Consider the Riesz space $\displaystyle{ \mathrm{C}_{\mathrm{c}}(X) }$ of all continuous complex-valued functions of compact support on a locally compact Hausdorff space $\displaystyle{ X. }$ Consider a Borel regular measure $\displaystyle{ \mu }$ on $\displaystyle{ X, }$ and a functional $\displaystyle{ \psi }$ defined by $\displaystyle{ \psi(f) = \int_X f(x) d \mu(x) \quad \text{ for all } f \in \mathrm{C}_{\mathrm{c}}(X). }$ Then, this functional is positive (the integral of any positive function is a positive number). Moreover, any positive functional on this space has this form, as follows from the Riesz–Markov–Kakutani representation theorem.

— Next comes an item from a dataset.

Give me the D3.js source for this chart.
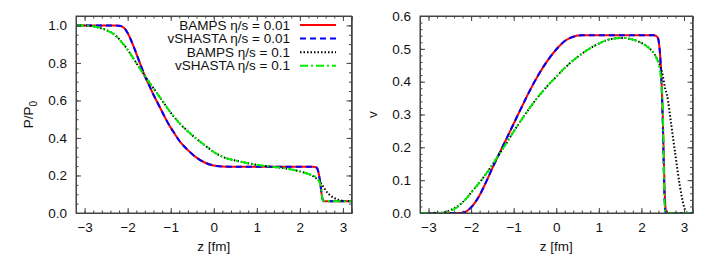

## Positive linear functionals (C*-algebras)

Let $\displaystyle{ M }$ be a C*-algebra (more generally, an operator system in a C*-algebra $\displaystyle{ A }$) with identity $\displaystyle{ 1. }$ Let $\displaystyle{ M^+ }$ denote the set of positive elements in $\displaystyle{ M. }$

A linear functional $\displaystyle{ \rho }$ on $\displaystyle{ M }$ is said to be positive if $\displaystyle{ \rho(a) \geq 0, }$ for all $\displaystyle{ a \in M^+. }$

Theorem. A linear functional $\displaystyle{ \rho }$ on $\displaystyle{ M }$ is positive if and only if $\displaystyle{ \rho }$ is bounded and $\displaystyle{ \|\rho\| = \rho(1). }$[2]

### Cauchy–Schwarz inequality

If $\displaystyle{ \rho }$ is a positive linear functional on a C*-algebra $\displaystyle{ A, }$ then one may define a semidefinite sesquilinear form on $\displaystyle{ A }$ by $\displaystyle{ \langle a,b\rangle = \rho(b^{\ast}a). }$ Thus from the Cauchy–Schwarz inequality we have $\displaystyle{ \left|\rho(b^{\ast}a)\right|^2 \leq \rho(a^{\ast}a) \cdot \rho(b^{\ast}b). }$

## Applications to economics

Given a space $\displaystyle{ C }$, a price system can be viewed as a continuous, positive, linear functional on $\displaystyle{ C }$.